The poem ends with a tentative hope that a figure may leap up, resurrected, from that dust, and yet we "have grown / too clever to believe in" him. The poem seems to ex-exemplify R.S.'s own lament towards the end of his autobiography, Neb (1985):
Dyma R.S. tua diwedd ei oes yn gorfod brwydro'n erbyn temtasiwn pob hen wr, sef anobaith.
( Here is R.S. towards the end of his life having to battle against the temptation of every old man, namely despair.) (my translation)
In the same work, R.S. asserts "Roedd y wlad yn anhepgor i'w ffydd" (The countryside was essential to his faith). Several poems in the collection show this relish for nature's beauty, a spiritual relish which is markedly Romantic in tone. Both Wordsworth and the early Yeats are to be heard echoing in R.S.'s unmistakable voice at the close of 'Afon Rhiw':
Questioned, the trout had confessed
I was indistinguishable
from a tree, roots in darkness
my head in the clouds...
Elsewhere, the delicacy of birdsong, birds' feathers and flight are incandescent compensations for man's multiple corruptions; the bird's song might just be the voice of God, but this possibility seems more and more unlikely: "there is a / word missing from the dawn chorus." ('Mass for Hard Times')
As in Yeats' 'Sailing to Byzantium', men try to rival Nature's beauty with their ingenuity:
Our scientists
immaculately dressed not
conceived, preached to us
from their space-stations, calling us
to consider the clockwork birds
and fabricated lilies, how they
also, as they were conditioned to
do, were neither toiling nor spinning.
('Eschatology')
Opposed to such machines, symbols of man’s hubris, is the Biblical "lily-flower" of the poem 'Retired', next to which the speaker takes his place, "believing / with Blake when God comes / he comes sometimes way / of the nostril." This poem also, knowledges the possible charge of misanthropy which might easily be brought against these poems.

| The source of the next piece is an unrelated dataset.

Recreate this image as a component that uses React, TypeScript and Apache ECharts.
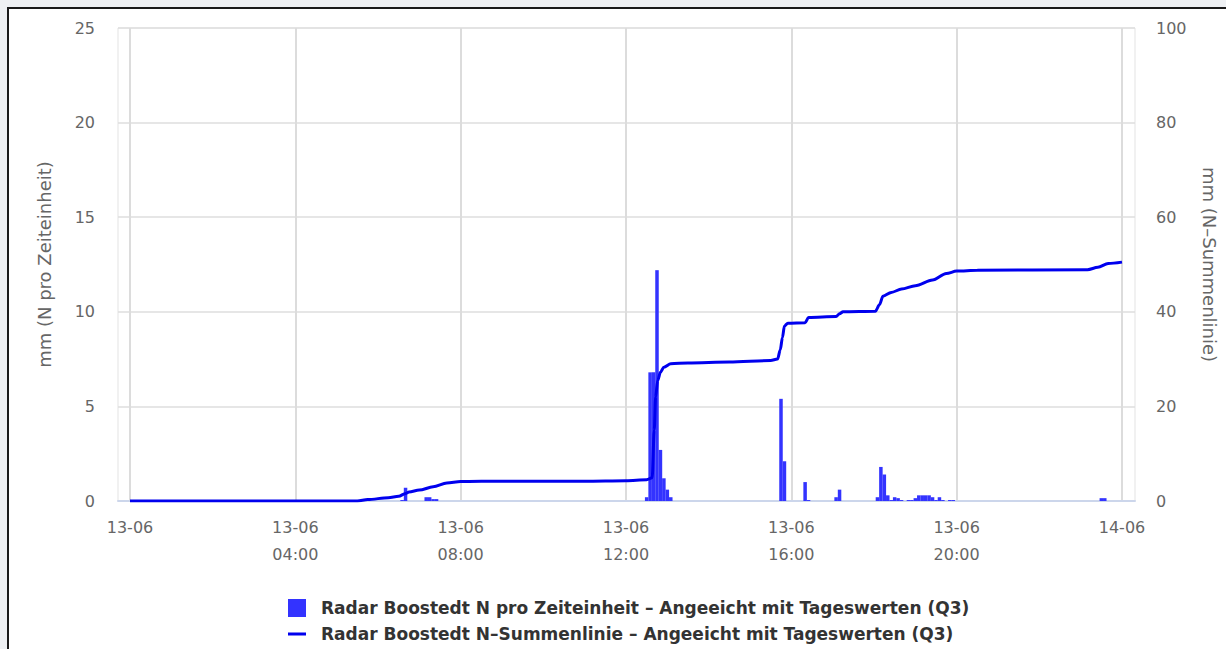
import React, { useEffect, useRef } from "react";
import * as echarts from "echarts";

const barTimes = [
  "06:35", "06:40", "07:10", "07:15", "07:20", "07:25",
  "12:30", "12:35", "12:40", "12:45", "12:50", "12:55", "13:00", "13:05",
  "15:45", "15:50", "16:20", "16:25", "17:05", "17:10",
  "18:05", "18:10", "18:15", "18:20", "18:25", "18:30", "18:35", "18:40",
  "18:50", "18:55", "19:00", "19:05", "19:10", "19:15", "19:20", "19:25",
  "19:30", "19:35", "19:40", "19:50", "19:55", "23:30", "23:35",
];
const barValues = [
  0.05, 0.7, 0.2, 0.2, 0.1, 0.1,
  0.2, 6.8, 6.8, 12.2, 2.7, 1.2, 0.6, 0.2,
  5.4, 2.1, 1.0, 0.05, 0.2, 0.6,
  0.2, 1.8, 1.4, 0.3, 0.05, 0.2, 0.15, 0.05,
  0.05, 0.05, 0.15, 0.3, 0.3, 0.3, 0.3, 0.2,
  0.05, 0.2, 0.05, 0.05, 0.05, 0.15, 0.15,
];

const lineTimes = [
  "00:00", "05:30", "05:45", "06:15", "06:30", "06:40", "06:45", "07:00",
  "07:20", "07:40", "08:00", "09:00", "11:00", "12:00", "12:30", "12:38",
  "12:41", "12:43", "12:46", "12:50", "12:55", "13:05", "13:30", "14:30",
  "15:30", "15:40", "15:44", "15:47", "15:50", "15:55", "16:20", "16:25",
  "17:05", "17:10", "17:15", "18:02", "18:08", "18:13", "18:25", "18:40",
  "19:00", "19:25", "19:45", "20:00", "20:30", "23:10", "23:25", "23:40", "24:00",
];
const lineValues = [
  0, 0, 0.3, 0.7, 1.0, 1.6, 1.9, 2.3,
  3.0, 3.8, 4.1, 4.2, 4.2, 4.3, 4.5, 4.9,
  15, 22, 25.5, 27.2, 28.3, 29.0, 29.2, 29.4,
  29.7, 30.0, 32, 34.5, 37.0, 37.6, 37.7, 38.8,
  39.0, 39.6, 40.0, 40.1, 41.5, 43.3, 44.1, 44.8,
  45.5, 46.7, 48.1, 48.6, 48.8, 48.9, 49.4, 50.2, 50.5,
];

const xTickHours = [0, 4, 8, 12, 16, 20, 24];
const xTickLabels = [
  "13-06", "13-06\n04:00", "13-06\n08:00", "13-06\n12:00",
  "13-06\n16:00", "13-06\n20:00", "14-06",
];

const barName = "Radar Boostedt N pro Zeiteinheit \u2013 Angeeicht mit Tageswerten (Q3)";
const lineName = "Radar Boostedt N\u2013Summenlinie \u2013 Angeeicht mit Tageswerten (Q3)";

const toHours = (s: string) => {
  const [h, m] = s.split(":").map(Number);
  return h + m / 60;
};

export default function App() {
  const ref = useRef<HTMLDivElement>(null);
  useEffect(() => {
    if (!ref.current) return;
    const chart = echarts.init(ref.current, undefined, { renderer: "svg" });
    const font = "DejaVu Sans";
    const bars = barTimes.map((t, i) => [toHours(t), barValues[i]]);
    const line = lineTimes.map((t, i) => [toHours(t), lineValues[i]]);
    chart.setOption({
      animation: false,
      textStyle: { fontFamily: font },
      grid: [
        { left: 118, top: 28, width: 1017, height: 473, show: true, borderColor: "#e3e3e3", borderWidth: 1, backgroundColor: "transparent" },
        { left: 130, top: 28, width: 993, height: 473 },
      ],
      xAxis: [
        {
          gridIndex: 0, type: "value", min: 0, max: 1,
          axisLine: { show: true, lineStyle: { color: "#ccd6eb", width: 2 } },
          axisTick: { show: false }, axisLabel: { show: false }, splitLine: { show: false },
        },
        {
          gridIndex: 1, type: "value", min: 0, max: 24, interval: 4,
          axisLine: { show: false }, axisTick: { show: false },
          axisLabel: {
            color: "#666", fontSize: 16, fontFamily: font, margin: 13, lineHeight: 27,
            formatter: (v: number) => {
              const i = xTickHours.indexOf(v);
              return i >= 0 ? xTickLabels[i] : "";
            },
          },
          splitLine: { show: true, lineStyle: { color: "#dcdcdc", width: 2 } },
        },
      ],
      yAxis: [
        {
          gridIndex: 0, type: "value", min: 0, max: 25, interval: 5,
          axisLabel: { show: false }, axisLine: { show: false }, axisTick: { show: false },
          splitLine: { show: true, lineStyle: { color: "#dedede", width: 1.5 } },
        },
        {
          gridIndex: 1, type: "value", min: 0, max: 25, interval: 5, position: "left",
          name: "mm (N pro Zeiteinheit)", nameLocation: "middle", nameGap: 77,
          nameTextStyle: { color: "#666", fontSize: 18, fontFamily: font },
          axisLabel: { color: "#666", fontSize: 16, fontFamily: font, margin: 35 },
          axisLine: { show: false }, axisTick: { show: false }, splitLine: { show: false },
        },
        {
          gridIndex: 1, type: "value", min: 0, max: 100, interval: 20, position: "right",
          name: "mm (N\u2013Summenlinie)", nameLocation: "middle", nameGap: 78, nameRotate: -90,
          nameTextStyle: { color: "#666", fontSize: 18, fontFamily: font },
          axisLabel: { color: "#666", fontSize: 16, fontFamily: font, margin: 34 },
          axisLine: { show: false }, axisTick: { show: false }, splitLine: { show: false },
        },
      ],
      legend: {
        orient: "vertical", left: 283, top: 594, itemWidth: 18, itemHeight: 18, itemGap: 8,
        textStyle: { color: "#333", fontSize: 17, fontWeight: "bold", fontFamily: "DejaVu Sans", padding: [0, 0, 0, 10] },
        data: [
          { name: barName, icon: "rect" },
          { name: lineName, icon: "path://M0,0h0.01v0.01h-0.01z M0,7.5h18v3h-18z M17.99,17.99h0.01v0.01h-0.01z" },
        ],
      },
      series: [
        {
          name: barName, type: "bar", xAxisIndex: 1, yAxisIndex: 1, data: bars,
          barWidth: 3.5, itemStyle: { color: "#3333ff" },
        },
        {
          name: lineName, type: "line", xAxisIndex: 1, yAxisIndex: 2, data: line,
          showSymbol: false, symbol: "none", smooth: 0.3, smoothMonotone: "x",
          lineStyle: { color: "#0000ee", width: 3 }, itemStyle: { color: "#0000ee" },
        },
      ],
    });
    return () => chart.dispose();
  }, []);
  return (
    <div style={{ position: "fixed", left: 0, top: 0, width: 1226, height: 649, background: "#eef0f3" }}>
      <div style={{ position: "absolute", left: 7, top: 7, width: 1219, height: 642, background: "#fff", borderLeft: "2px solid #1a1a1a", borderTop: "2px solid #1a1a1a", boxSizing: "border-box" }} />
      <div ref={ref} style={{ position: "absolute", left: 0, top: 0, width: 1226, height: 649 }} />
    </div>
  );
}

The olfactory image here is particularly Swiftian:
My failure, perhaps,
was to have had no sense of smell
for the holiness suspiring from forked human.
And yet there are moments of human tenderness, too. 'A Marriage' seems to be a celebration of R.S.'s wife, M.E. Eldridge, whose memory the book is dedicated. The poem is delicate and beautiful, chronicling, an old man's incredulity at the speed of time passing: "fifty years" as "love's moment". The poem ends, characteristically, with a eulogy of the beloved's bird-like grace, even dying.

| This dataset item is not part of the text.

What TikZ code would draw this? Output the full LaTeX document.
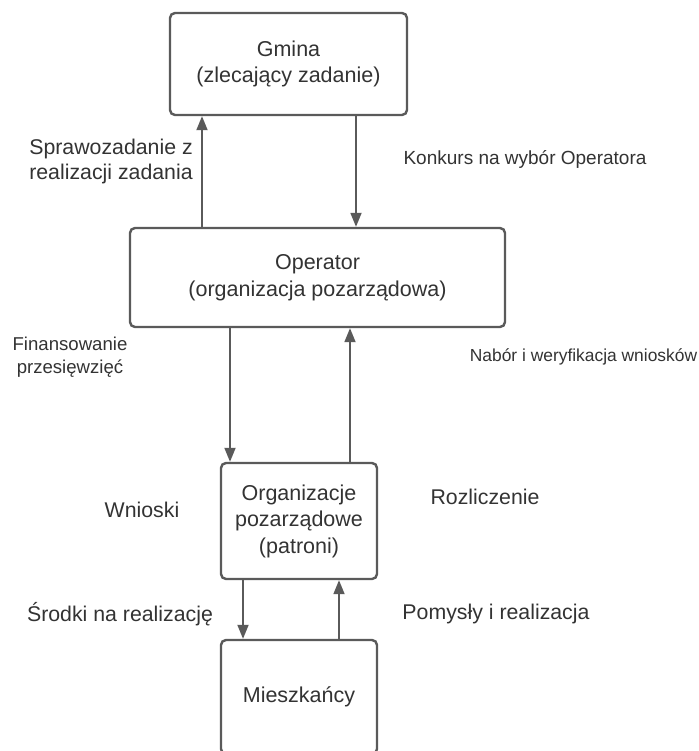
\documentclass[tikz,border=0pt]{standalone}
\usepackage{fontspec}
\setmainfont{Liberation Sans}
\usetikzlibrary{arrows.meta, positioning}
\definecolor{linegray}{HTML}{5A5A5A}
\definecolor{textgray}{HTML}{333333}
\tikzset{
	box/.style={draw=linegray, line width=2.4pt, rounded corners=5pt, fill=white, align=center, text=textgray, font=\fontsize{21.5}{26.5}\selectfont},
	flow/.style={draw=linegray, line width=1.8pt, -{Triangle[length=14pt, width=11pt]}},
	lbl/.style={text=textgray, align=center, inner sep=0pt, font=\fontsize{21.3}{25}\selectfont},
	small/.style={text=textgray, inner sep=0pt}
}

\begin{document}
\begin{tikzpicture}[x=1pt, y=-1pt]
		\clip (0,0) rectangle (698,751);
		\fill[white] (0,0) rectangle (698,751);
		\node[box, minimum width=237pt, minimum height=102pt] (gmina) at (288.5,64) {Gmina\\(zlecający zadanie)};
		\node[box, minimum width=375pt, minimum height=99pt] (operator) at (317.5,277.5) {Operator\\(organizacja pozarządowa)};
		\node[box, minimum width=156pt, minimum height=116pt] (org) at (299,521) {Organizacje\\pozarządowe\\(patroni)};
		\node[box, minimum width=156pt, minimum height=114pt] (mieszk) at (299,697) {Mieszkańcy};
		\draw [flow] ([xshift=-86.5pt]gmina.south |- operator.north) -- ([xshift=-86.5pt]gmina.south);
		\draw [flow] ([xshift=67.5pt]gmina.south) -- ([xshift=67.5pt]gmina.south |- operator.north);
		\draw [flow] ([xshift=-87.5pt]operator.south) -- ([xshift=-87.5pt]operator.south |- org.north);
		\draw [flow] ([xshift=32.5pt]operator.south |- org.north) -- ([xshift=32.5pt]operator.south);
		\draw [flow] ([xshift=-56pt]org.south) -- ([xshift=-56pt]org.south |- mieszk.north);
		\draw [flow] ([xshift=40pt]org.south |- mieszk.north) -- ([xshift=40pt]org.south);
		\node[lbl] (spraw) at (111,161) {Sprawozadanie z\\realizacji zadania};
		\node[small, font=\fontsize{19}{22}\selectfont] (konkurs) at (525,159) {Konkurs na wybór Operatora};
		\node[lbl, font=\fontsize{18.6}{23}\selectfont] (finans) at (70,357) {Finansowanie\\przesięwzięć};
		\node[small, font=\fontsize{17.4}{20}\selectfont] (nabor) at (583.5,357) {Nabór i weryfikacja wniosków};
		\node[lbl] (wnioski) at (142,510) {Wnioski};
		\node[lbl] (rozl) at (485,497) {Rozliczenie};
		\node[lbl] (srodki) at (120,614) {Środki na realizację};
		\node[lbl] (pomysly) at (496,614) {Pomysły i realizacja};
	\end{tikzpicture}
\end{document}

The volume combines the acutely person and detailed with the incomprehensive immensities of space and time. God is the being who straddles these poles, "coming at us / like light itself, now / in waves from great distance, / now in the intimacy of corpuscles." ('1') It is the philosophers Kierkegaard and Heidegger who point the way to this revelation. Plato, Wittgenstein and Thomas Aquinas also haunt these poem R.S.'s poetry asks the same fundamental questions as did the philosophers, and offers some equally discomfiting answers.
At the close of Neb, R.S. speaks of experiencing "thoughts that do often lie too deep for tears", quoting the last line of Wordsworth's 'Immortality Ode' (but in Welsh translation). It is "the meanest flower that blows" that can give rise to such thoughts in Wordsworth; in R.S. it is, he tells us, listening to the eternal sounds of the waves breaking on the beach in Porth Neigwl and then hearing on the radio of yet another instance of man's folly or brutality. Mass for Hard Times articulates "thoughts that do often lie too deep for tears", expressing a tortured, dualistic vision, with an occasional glimpse of hope, Christ's "body's lightning" or Blake’s "lily-flower." Ultimately, though, like all great poetry, it is itself an affirmation, a demonstration of what the human spirit and the imagination, eschewing materialism, can achieve.